9. Self-Other asymmetry in social comparison

    Asked how similar they are to other people (in general), Ss give more negative answers than when asked how similar other people are to them.

 

These effects pertain to self more than (or as much as) best friend, best friend more than distant friends, friends more than strangers. Thus the egotism isn't personal ego but spreads across a continuum of likedness or perceived similarity.

 

These biases correlate together well.

 

Cognitive explanations do not suffice for these biases because they do not account for the particular direction of the biases.

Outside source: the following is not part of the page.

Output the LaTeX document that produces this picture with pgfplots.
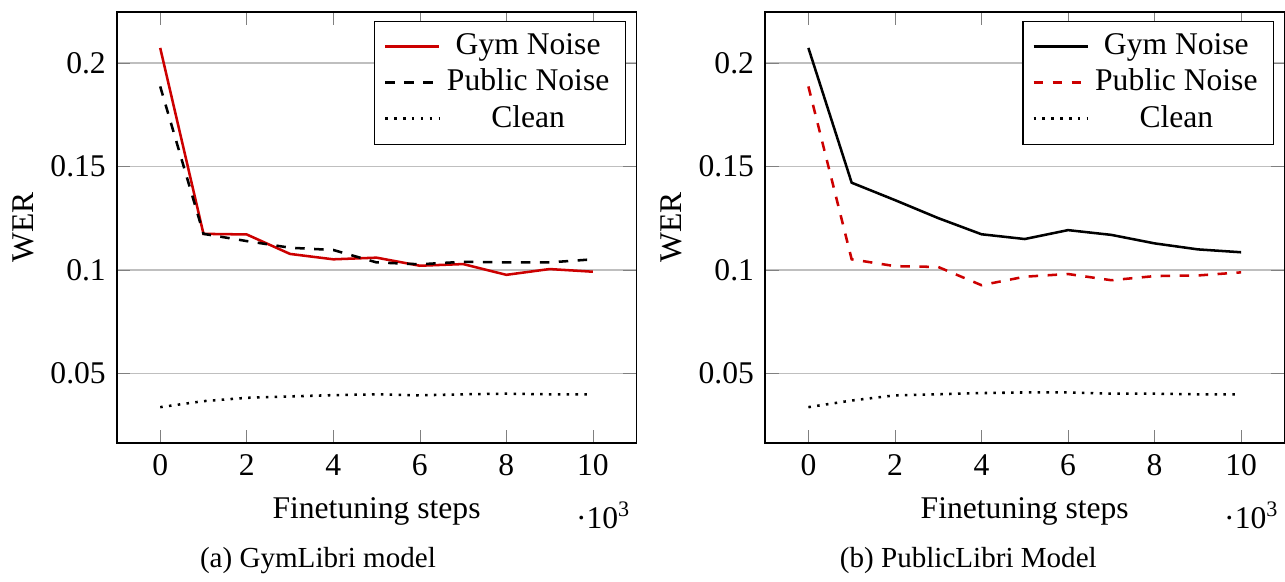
\documentclass[border=0pt]{standalone}
\usepackage{fontspec}
\setmainfont{Liberation Serif}
\usepackage{pgfplots}
\pgfplotsset{compat=1.18}
\definecolor{darkred}{RGB}{204,0,0}

\pgfplotsset{
  werstyle/.style={
    scale only axis,
    width=164.3pt, height=136.4pt,
    xmin=-1, xmax=11,
    xtick={0,2,4,6,8,10},
    xticklabels={0,2,4,6,8,10},
    ytick={0.05,0.1,0.15,0.2},
    yticklabels={0.05,0.1,0.15,0.2},
    ymajorgrids,
    xlabel={Finetuning steps},
    ylabel={WER},
    ylabel shift=-1.5pt,
    tick label style={font=\fontsize{10}{12}\selectfont},
    label style={font=\fontsize{10}{12}\selectfont},
    legend style={font=\fontsize{10}{12}\selectfont, row sep=-1pt},
    legend cell align=center,
    every axis plot/.append style={thick},
  },
}
% steps are given in thousands, as the axis label says
\newcommand{\stepscale}{\node[anchor=north east, inner sep=0pt, font=\fontsize{10}{12}\selectfont]
  at ([xshift=-1.5pt,yshift=-18.5pt]current axis.south east) {\textperiodcentered10\textsuperscript{3}};}

\begin{document}
\begin{tikzpicture}
  \path[use as bounding box] (0,0) rectangle (406.6pt,183.9pt);

  % (a) GymLibri model
  \begin{axis}[werstyle, at={(37pt,43.7pt)}, anchor=south west]
    \addplot[darkred] coordinates {
      (0,0.2073) (1,0.1175) (2,0.1172) (3,0.1078) (4,0.1052)
      (5,0.1060) (6,0.1021) (7,0.1029) (8,0.0977) (9,0.1005) (10,0.0992)
    };
    \addplot[black, dashed] coordinates {
      (0,0.1887) (1,0.1175) (2,0.1140) (3,0.1108) (4,0.1097)
      (5,0.1037) (6,0.1028) (7,0.1040) (8,0.1037) (9,0.1037) (10,0.1052)
    };
    \addplot[black, dotted] coordinates {
      (0,0.0338) (1,0.0367) (2,0.0383) (3,0.0390) (4,0.0396)
      (5,0.0400) (6,0.0395) (7,0.0400) (8,0.0403) (9,0.0400) (10,0.0400)
    };
    \legend{Gym Noise, Public Noise, Clean}
  \end{axis}
  \stepscale

  % (b) PublicLibri Model
  \begin{axis}[werstyle, at={(242.1pt,43.7pt)}, anchor=south west]
    \addplot[black] coordinates {
      (0,0.2073) (1,0.1422) (2,0.1338) (3,0.1251) (4,0.1173)
      (5,0.1150) (6,0.1193) (7,0.1170) (8,0.1129) (9,0.1100) (10,0.1086)
    };
    \addplot[darkred, dashed] coordinates {
      (0,0.1887) (1,0.1052) (2,0.1019) (3,0.1015) (4,0.0927)
      (5,0.0968) (6,0.0981) (7,0.0951) (8,0.0971) (9,0.0974) (10,0.0989)
    };
    \addplot[black, dotted] coordinates {
      (0,0.0338) (1,0.0370) (2,0.0395) (3,0.0400) (4,0.0406)
      (5,0.0409) (6,0.0409) (7,0.0403) (8,0.0403) (9,0.0400) (10,0.0400)
    };
    \legend{Gym Noise, Public Noise, Clean}
  \end{axis}
  \stepscale

  \node[font=\fontsize{9.2}{11}\selectfont] at (100.6pt,6.6pt) {(a) GymLibri model};
  \node[font=\fontsize{9.2}{11}\selectfont] at (306.4pt,6.6pt) {(b) PublicLibri Model};
\end{tikzpicture}
\end{document}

Also, they appear arbitrary.

 

Possible explanations -cognitive

  • Differential Availability and Selective Attention
  • Idiosyncratic Construal of Comparison Dimensions
  • Inadequate use of base-rate information
  • Unrealistic Optimism, Control, Prototypes, and Past Experience
  • False Consensus due to misattributing one's own traits to external factors?
  • "cognitive processes may partly account for how self-related biases come about, it appears that cognitive hypotheses cannot sufficiently explain them." - something to be explained is that the distortions are almost always in a self-flattering direction. If they are mistakes due to cognitive heuristics, we would expect self-negative errors to be produced as well.

 

Possible explanations -motivational

  • "People may exhibit distortions in the perception of their relative position in order to enhance or to maintain their self-esteem" (self-enhancement) - this is a common theme to the biases
  • "People may relatively underestimate their own risks of experiencing undesirable events in order to reduce their fear and protect their ego from threats associated with facing unwanted outcomes." (self-reassurance) - evidence ambiguous
  • Desire of subjects to impress the experimenter (self-presentation) - no evidence that this is happening: unrealistic optimism is the same in anonymous and public conditions.

 

Theoretical Unification

 

All the biases are understandable as manifestations of the drive for self-enhancement (reinforcing a positive view of the self). In some cases this is obvious; in others, subtle.